Volume 35, Number 9, September 2000

Forces of Nature

Construction Research Laboratory Tests to Keep Structures Standing Tall

by Ellen Giard

Before it goes up, it must come down, and that’s what Miami’s Construction Research Laboratory (CRL) does. For more than 40 years, CRL has simulated rainstorms, tornadoes, heat waves and other forces of nature on mock-ups of most of the world’s monumental structures. It tested Chicago’s Sears Tower, the Twin Towers in New York and the Petronas Towers in Kuala Lumpur, Malaysia, long before they were built.

And there’s no doubt that anyone in the business of fabricating, manufacturing or installing curtainwall, has at some time come to the point in which the product needed to be tested. CRL clients, which include project architects, owners, subcontractors, general contractors and developers, all build their own mock-ups at the test facility. Those standing behind the project want to know that it will still be a standing, safe and secure structure 100 years later. As one of the world’s largest curtainwall testing facilities, CRL tests more than 100 projects a year by constructing a wall mock-up of the actual building at its Southern Florida lab, which can accommodate more than 30 wall mock-ups simultaneously. CRL president and principal A.A. “Sak” Sakhnovsky, a former research assistant professor at the University of Miami, started the company in 1955. Today, the lab is accredited by the American Architectural Manufacturers Association (AAMA), Miami-Dade County and the State of New York Division of Housing and Community Renewal.

wpe17.jpg (15655 bytes)Mock-ups are tested to the same conditions the actual structure will endure.

Weathering the Storm

In accordance with AAMA, the American Society for Testing Materials (ASTM) and the National Association of Architectural Metal Manufacturers (NAAMM) standards, CRL tests full-scale mock-ups for conditions relevant to the actual location the structure will be constructed.
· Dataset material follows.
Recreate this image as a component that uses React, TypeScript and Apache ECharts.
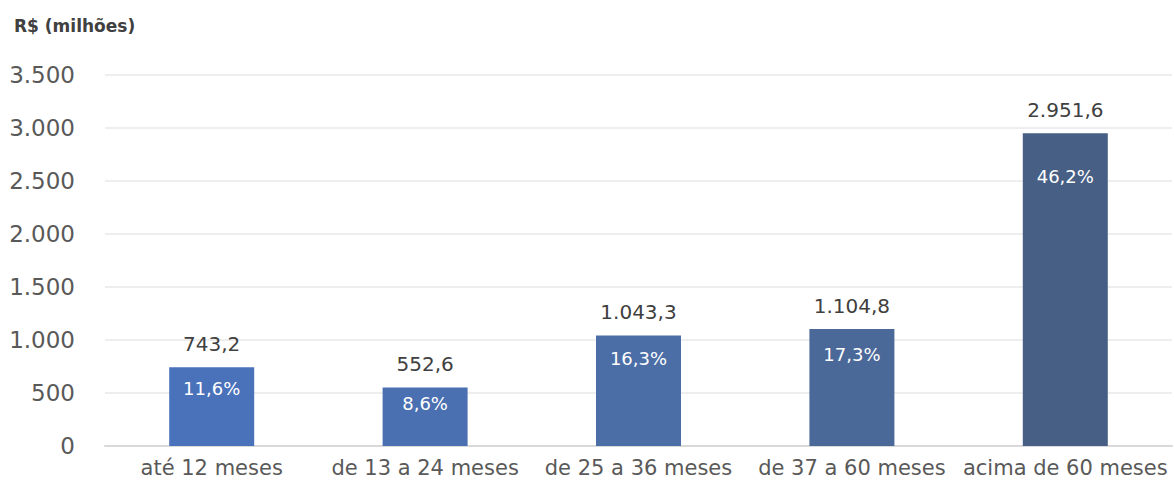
import React, { useEffect, useRef } from "react";
import * as echarts from "echarts";

// Carteira por prazo de vencimento (R$ milhões)
const categories = [
  "até 12 meses",
  "de 13 a 24 meses",
  "de 25 a 36 meses",
  "de 37 a 60 meses",
  "acima de 60 meses",
];
const values = [743.2, 552.6, 1043.3, 1104.8, 2951.6];
const shares = [11.6, 8.6, 16.3, 17.3, 46.2];
const barColors = ["#4a72bb", "#4a70b2", "#4b6ea7", "#4a6898", "#475f85"];
// vertical offset (px) of the share label below each bar's top edge
const shareLabelDistance = [12, 7, 14, 17, 34];

const FONT = "'DejaVu Sans', sans-serif";

const fmtBR = (v: number, decimals: number) => {
  const [intPart, dec] = v.toFixed(decimals).split(".");
  const withDots = intPart.replace(/\B(?=(\d{3})+(?!\d))/g, ".");
  return dec ? `${withDots},${dec}` : withDots;
};

export default function App() {
  const ref = useRef<HTMLDivElement>(null);

  useEffect(() => {
    if (!ref.current) return;
    const chart = echarts.init(ref.current, undefined, { renderer: "svg" });
    chart.setOption({
      animation: false,
      textStyle: { fontFamily: FONT },
      title: {
        text: "R$ (milhões)",
        left: 9,
        top: 12,
        textStyle: { fontFamily: FONT, fontSize: 17, fontWeight: "bold", color: "#404040" },
      },
      grid: { left: 105, right: 2, top: 75, bottom: 46 },
      xAxis: {
        type: "category",
        data: categories,
        axisLine: { lineStyle: { color: "#d9d9d9", width: 2 } },
        axisTick: { show: false },
        axisLabel: { color: "#595959", fontSize: 21, margin: 11, interval: 0, fontFamily: FONT },
      },
      yAxis: {
        type: "value",
        min: 0,
        max: 3500,
        interval: 500,
        axisLine: { show: false },
        axisTick: { show: false },
        splitLine: { lineStyle: { color: "#e8e8e8", width: 1.5 } },
        axisLabel: {
          color: "#595959",
          fontSize: 23,
          margin: 30,
          fontFamily: FONT,
          formatter: (v: number) => fmtBR(v, 0),
        },
      },
      series: [
        {
          type: "bar",
          barWidth: 85,
          data: values.map((v, i) => ({ value: v, itemStyle: { color: barColors[i] } })),
          label: {
            show: true,
            position: "top",
            distance: 13,
            color: "#404040",
            fontSize: 20,
            fontFamily: FONT,
            formatter: (p: any) => fmtBR(p.value, 1),
          },
        },
        {
          type: "bar",
          barWidth: 85,
          barGap: "-100%",
          silent: true,
          itemStyle: { color: "transparent" },
          data: values.map((v, i) => ({
            value: v,
            label: { distance: shareLabelDistance[i] },
          })),
          label: {
            show: true,
            position: "insideTop",
            color: "#ffffff",
            fontSize: 18,
            fontFamily: FONT,
            formatter: (p: any) => `${fmtBR(shares[p.dataIndex], 1)}%`,
          },
        },
      ],
    });
    return () => chart.dispose();
  }, []);

  return (
    <div
      ref={ref}
      style={{ position: "fixed", left: 0, top: 0, width: 1174, height: 492, background: "#ffffff" }}
    />
  );
}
Water and air pressure, seismic and structural conditions and extreme high or low temperatures are several of the tests conducted at the facility. John Ely, vice president and senior test engineer explained that whenever there are plans for any high-rise structure to be erected, those involved in its construction need to know how its exterior façade will perform. “We test to find out how the pieces and parts will interface,” he said. “Standard data does not say how a structure will work with other elements and that’s why we test.”
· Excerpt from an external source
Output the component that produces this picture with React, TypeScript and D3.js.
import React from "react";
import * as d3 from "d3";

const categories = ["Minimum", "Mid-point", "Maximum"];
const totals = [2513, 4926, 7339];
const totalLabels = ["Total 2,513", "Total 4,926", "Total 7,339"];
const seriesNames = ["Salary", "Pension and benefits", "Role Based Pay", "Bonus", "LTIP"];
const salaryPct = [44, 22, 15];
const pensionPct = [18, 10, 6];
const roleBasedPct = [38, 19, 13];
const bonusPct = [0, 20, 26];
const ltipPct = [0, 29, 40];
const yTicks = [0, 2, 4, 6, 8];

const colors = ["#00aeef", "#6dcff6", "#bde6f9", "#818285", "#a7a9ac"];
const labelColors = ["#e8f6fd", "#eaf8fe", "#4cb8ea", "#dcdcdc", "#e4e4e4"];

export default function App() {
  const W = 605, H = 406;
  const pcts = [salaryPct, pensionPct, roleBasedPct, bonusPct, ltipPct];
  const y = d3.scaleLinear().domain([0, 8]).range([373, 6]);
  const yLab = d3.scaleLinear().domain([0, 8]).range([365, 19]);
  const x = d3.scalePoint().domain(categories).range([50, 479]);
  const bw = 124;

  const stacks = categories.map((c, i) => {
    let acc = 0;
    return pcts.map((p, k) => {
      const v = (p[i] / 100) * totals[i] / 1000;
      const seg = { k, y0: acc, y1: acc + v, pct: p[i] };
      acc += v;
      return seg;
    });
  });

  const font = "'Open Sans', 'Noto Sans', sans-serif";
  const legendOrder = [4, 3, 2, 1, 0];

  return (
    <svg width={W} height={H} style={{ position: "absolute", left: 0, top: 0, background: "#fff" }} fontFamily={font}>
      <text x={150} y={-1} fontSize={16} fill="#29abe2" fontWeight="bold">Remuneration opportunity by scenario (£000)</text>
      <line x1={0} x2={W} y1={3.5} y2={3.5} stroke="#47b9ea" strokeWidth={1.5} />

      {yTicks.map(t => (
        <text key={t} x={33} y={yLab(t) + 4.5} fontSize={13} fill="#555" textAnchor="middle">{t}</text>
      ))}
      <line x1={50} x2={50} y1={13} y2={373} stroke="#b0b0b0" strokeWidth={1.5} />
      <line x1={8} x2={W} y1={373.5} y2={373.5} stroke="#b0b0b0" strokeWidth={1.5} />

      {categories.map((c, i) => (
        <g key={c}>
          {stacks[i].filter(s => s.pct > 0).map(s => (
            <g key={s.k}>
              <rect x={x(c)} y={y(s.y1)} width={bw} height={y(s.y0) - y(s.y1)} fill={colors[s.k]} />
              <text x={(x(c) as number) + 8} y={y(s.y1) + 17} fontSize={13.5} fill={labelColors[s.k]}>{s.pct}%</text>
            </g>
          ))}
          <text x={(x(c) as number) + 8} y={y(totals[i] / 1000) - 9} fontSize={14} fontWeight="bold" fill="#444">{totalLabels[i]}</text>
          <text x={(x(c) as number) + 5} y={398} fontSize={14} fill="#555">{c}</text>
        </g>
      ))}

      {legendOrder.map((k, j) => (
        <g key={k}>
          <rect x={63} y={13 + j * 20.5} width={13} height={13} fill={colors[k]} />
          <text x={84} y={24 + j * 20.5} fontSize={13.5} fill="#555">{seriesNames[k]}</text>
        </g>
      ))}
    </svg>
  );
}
According to the lab’s vice president and principal Richard Sembello, testing requirements for a building in a specific city should be the same for all buildings in that city, but will vary from area to area. “A city in Virginia, for example, would test for windloads of 35 pounds per square-foot. In Miami, a building would be tested for 120-pound windloads per square- foot,” he explained.

Depending on the size of the project being tested, lab fees range from $2,000 for a small project to more than $30,000 for the larger ones. “If corners are added to the mock-up that will increase the lab fee, because they have to be reinforced to support the structure” Ely said.

Right as Rain

Regardless of how experienced and talented the engineers who design any given curtainwall structure are, nothing is ever perfect the first go round. Since building configurations, shapes and products change, the assembly methods and installation change. Sembello explained that the main stumbling block CRL faces when testing lies in air and water leakage. “Ninety-five percent of new walls fail the first water test. It usually takes three or four tests before the building is finalized,” he said.
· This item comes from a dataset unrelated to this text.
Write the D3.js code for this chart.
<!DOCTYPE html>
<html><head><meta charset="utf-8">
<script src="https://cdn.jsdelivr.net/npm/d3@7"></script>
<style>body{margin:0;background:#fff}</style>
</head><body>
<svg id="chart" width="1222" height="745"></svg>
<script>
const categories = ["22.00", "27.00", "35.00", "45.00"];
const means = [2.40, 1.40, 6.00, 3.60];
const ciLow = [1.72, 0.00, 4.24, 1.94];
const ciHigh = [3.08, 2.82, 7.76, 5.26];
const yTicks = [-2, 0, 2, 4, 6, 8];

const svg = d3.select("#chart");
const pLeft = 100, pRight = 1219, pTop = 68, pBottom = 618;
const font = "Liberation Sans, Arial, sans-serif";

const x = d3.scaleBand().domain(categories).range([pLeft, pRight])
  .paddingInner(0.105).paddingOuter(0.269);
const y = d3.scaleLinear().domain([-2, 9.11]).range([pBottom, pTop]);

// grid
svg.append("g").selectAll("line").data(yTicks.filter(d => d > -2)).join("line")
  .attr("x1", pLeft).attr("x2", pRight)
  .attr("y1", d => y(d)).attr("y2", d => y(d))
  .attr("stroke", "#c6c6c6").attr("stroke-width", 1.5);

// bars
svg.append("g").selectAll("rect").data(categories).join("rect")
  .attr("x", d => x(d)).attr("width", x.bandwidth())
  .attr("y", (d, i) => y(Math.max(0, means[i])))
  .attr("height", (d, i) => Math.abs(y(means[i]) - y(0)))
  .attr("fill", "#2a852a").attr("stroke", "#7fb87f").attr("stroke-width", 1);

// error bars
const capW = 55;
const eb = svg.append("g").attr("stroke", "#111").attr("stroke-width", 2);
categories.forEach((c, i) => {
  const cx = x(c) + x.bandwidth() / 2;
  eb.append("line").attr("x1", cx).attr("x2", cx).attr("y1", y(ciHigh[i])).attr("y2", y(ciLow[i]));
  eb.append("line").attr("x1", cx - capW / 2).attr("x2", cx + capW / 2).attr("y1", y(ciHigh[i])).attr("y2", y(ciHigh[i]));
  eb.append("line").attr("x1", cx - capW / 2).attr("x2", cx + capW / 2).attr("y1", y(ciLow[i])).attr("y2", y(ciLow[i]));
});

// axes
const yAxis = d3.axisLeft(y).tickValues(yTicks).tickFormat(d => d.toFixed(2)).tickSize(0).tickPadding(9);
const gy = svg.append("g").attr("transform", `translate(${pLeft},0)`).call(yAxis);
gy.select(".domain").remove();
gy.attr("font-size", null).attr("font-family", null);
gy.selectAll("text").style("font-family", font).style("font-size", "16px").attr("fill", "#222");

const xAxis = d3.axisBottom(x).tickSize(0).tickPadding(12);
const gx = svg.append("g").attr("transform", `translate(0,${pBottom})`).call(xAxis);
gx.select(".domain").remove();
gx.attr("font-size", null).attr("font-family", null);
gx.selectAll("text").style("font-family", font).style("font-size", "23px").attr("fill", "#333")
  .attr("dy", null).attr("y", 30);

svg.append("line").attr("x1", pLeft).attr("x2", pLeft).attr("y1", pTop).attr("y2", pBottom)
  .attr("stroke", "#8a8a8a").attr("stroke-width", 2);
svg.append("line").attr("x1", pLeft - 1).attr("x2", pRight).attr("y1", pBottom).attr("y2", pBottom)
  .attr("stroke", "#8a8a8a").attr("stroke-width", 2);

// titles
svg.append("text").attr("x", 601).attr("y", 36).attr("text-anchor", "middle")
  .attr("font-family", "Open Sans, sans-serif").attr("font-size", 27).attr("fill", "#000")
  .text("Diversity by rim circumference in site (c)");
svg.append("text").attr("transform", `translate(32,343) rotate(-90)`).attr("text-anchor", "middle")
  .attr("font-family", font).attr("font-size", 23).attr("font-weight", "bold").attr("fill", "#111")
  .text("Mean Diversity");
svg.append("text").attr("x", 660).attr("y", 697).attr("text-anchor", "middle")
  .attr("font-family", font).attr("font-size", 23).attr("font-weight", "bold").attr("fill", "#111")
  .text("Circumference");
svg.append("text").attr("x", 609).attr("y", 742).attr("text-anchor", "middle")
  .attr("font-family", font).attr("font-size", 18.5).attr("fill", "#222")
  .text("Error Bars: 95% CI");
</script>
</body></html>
“Our job is to find out what works and what doesn’t work,” added Ely. “We determine the reason it failed, whether in the design or workmanship, and then develop a repair program for the mock-up that would also work on the actual project,” he added.

And if a mock-up does not pass the first go-round of testing, it doesn’t necessarily mean starting over from scratch for the contract glazier. Most problems are resolved right on site at the lab. “Most of the problems we find are in the workmanship, usually an oversight in the installation,” said Roger Ulbricht, president of Flour City International, a curtainwall manufacturer and installer of Johnson City, Tenn., which has tested many of its projects through CRL.

Riding the Wind

wpe18.jpg (12491 bytes)Hurricane resistance testing is common for buildings constructed in Southern Florida.

Like most areas of the industry, the demands and challenges of construction testing have risen. “Twenty years ago we tested to lower wind load values and only for water and structure,” Sembello said. “Now we are testing for all parameters that affect the walls. The tests have become more challenging as the [wall] systems have gotten larger and more complicated and require higher design and wind loads.” Sembello also noted that as building facades become more and more complex, the products used also become more multifaceted. “It is not uncommon to see three and four wall systems on one building,” he said.

Although testing is essential to ensure a building’s success, it also provides a learning opportunity. Ulbricht said testing allows companies to find glitches it may have missed in the assembly process. “Testing provides the means and the methods for the hoisting and installation,” he said. “It also gives the owner and architect the opportunity to see what the structure will look like full-size.”

Ellen Giard is assistant editor of USGlass magazine.